The villain in the first reading may be a hero by the third. You could be surprised by the poet’s pawky humour, his access to sharp, conversational styles. This poem or indeed this sequence) may morph into a page-turner. However, it’s no easy thriller –
We used to think the universe was made
of tiny invisible pin-points of energy, jostling
and tumbling and buzzing together […]
Yet continue through these stanzas and you hear how the poet is doing something seriously subversive with metre. You think, I probably ought to read it again. Even so, your perspective may shift. Recent awards perhaps suggest contemporary poetic challenges will not come in lyric form, yet this is lyrical.
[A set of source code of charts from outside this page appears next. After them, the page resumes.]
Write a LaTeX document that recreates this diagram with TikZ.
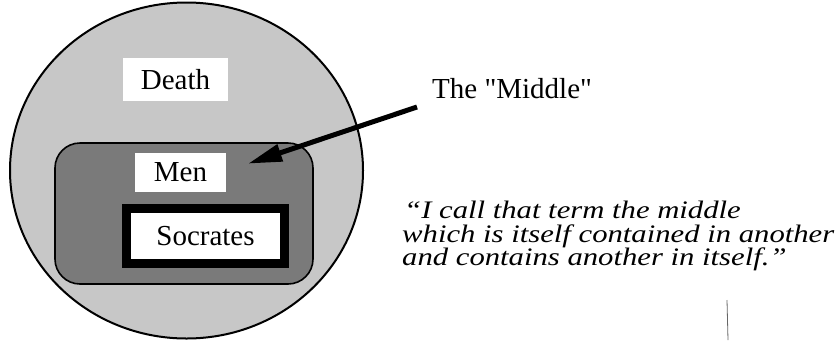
\documentclass[tikz,border=0pt]{standalone}
\usepackage{fontspec}
\setmainfont{Liberation Serif}
\newfontfamily\plainquotes{Liberation Serif}[Ligatures=TeXOff]
\usetikzlibrary{arrows.meta,shapes.geometric}
\newcommand{\quotefont}{\fontsize{28}{24}\selectfont\itshape}
\newlength{\quotewidth}
\tikzset{
  plaintext/.style={font=\fontsize{29}{32}\selectfont, inner sep=0pt},
  whitebox/.style={fill=white, draw=none, inner sep=0pt, font=\fontsize{29}{32}\selectfont},
  quotetext/.style={anchor=base west, inner sep=0pt, font=\quotefont},
  pointer/.style={line width=5pt, -{Triangle[length=34pt,width=17pt]}, shorten >=-2pt},
}
\newcommand{\qline}[1]{\scalebox{\qxscale}[0.9]{#1}}
\begin{document}
\settowidth{\quotewidth}{\quotefont which is itself contained in another}
\pgfmathsetmacro{\qxscale}{432/\quotewidth}
\begin{tikzpicture}[x=1pt,y=-1pt]
\useasboundingbox (0,0) rectangle (840,341);
% outer circle (Death)
\node (death-set) [draw=black, line width=2pt, fill=black!22, ellipse, minimum width=353pt, minimum height=336pt, inner sep=0pt] at (186.5,170.5) {};
% Men set
\node (men-set) [draw=black, line width=1.6pt, fill=black!52, rounded corners=25pt, minimum width=258pt, minimum height=141pt, inner sep=0pt] at (184,213.5) {};
% labels
\node (death) [whitebox, minimum width=105pt, minimum height=43pt] at (175.5,79.5) {Death};
\node (men) [whitebox, minimum width=91pt, minimum height=39pt] at (180.5,172.5) {Men};
\node (socrates) [whitebox, draw=black, line width=9pt, minimum width=158pt, minimum height=55pt] at (205.5,236) {Socrates};
% The Middle
\node (middle) [plaintext, anchor=base west] at (432,98) {\plainquotes The "Middle"};
\coordinate (tail) at (417,107);
\coordinate (tip) at (250,163);
\draw[pointer] (tail) -- (tip);
% quote
\node (q1) [quotetext] at (404,218) {\qline{“I call that term the middle}};
\node (q2) [quotetext] at (402,242) {\qline{which is itself contained in another}};
\node (q3) [quotetext] at (402,265) {\qline{and contains another in itself.”}};
% stray mark
\coordinate (m1) at (727,300);
\coordinate (m2) at (728,340);
\draw[black!60, line width=0.8pt] (m1) -- (m2);
\end{tikzpicture}
\end{document}
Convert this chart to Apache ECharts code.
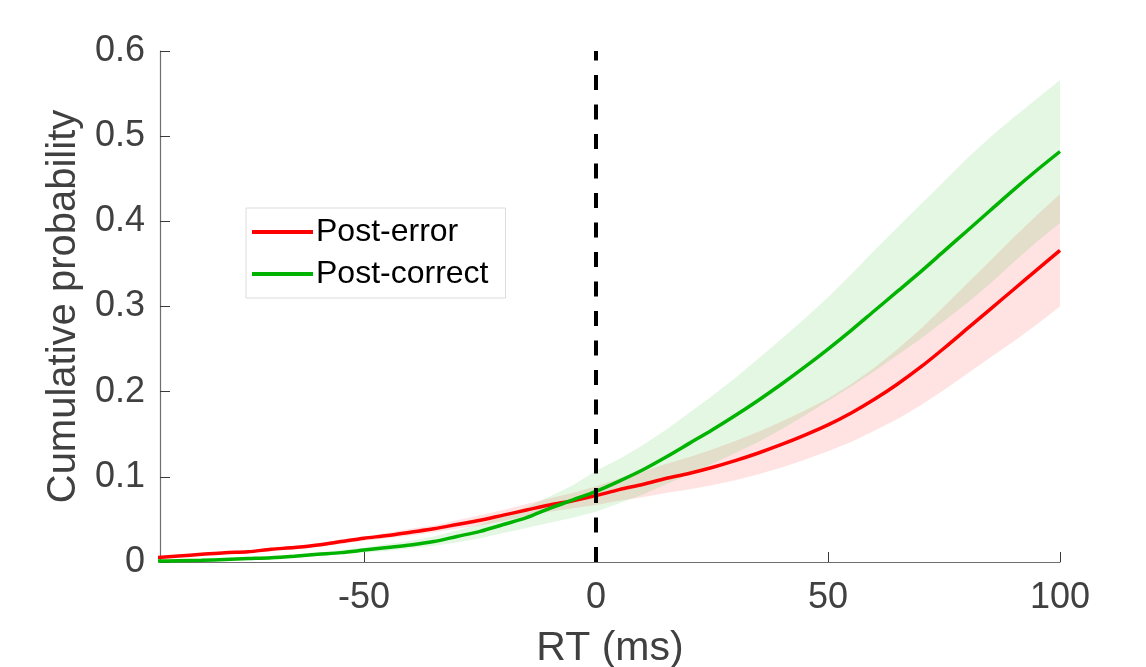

Is it Science or is it Art?
Those disciplinary titans are tightly bordered, are they not? Many shore up that great division – those prepared to bridge it are frequently termed adventurous. In Fiesole, that might have surprised Milton and Galileo, seeking their undivided learning. So it is with Morgan.
Belief was irrelevant;
the only thing accountable
was truth.
I am ashamed of how quickly I forgot the name of that extraordinary creator in the Pompidou. Yaacov Agam. In Interference Pattern, I have discovered something equally mind-bending; I will not lose J.O. Morgan’s name. Scotland is represented on the Eliot list – brilliantly.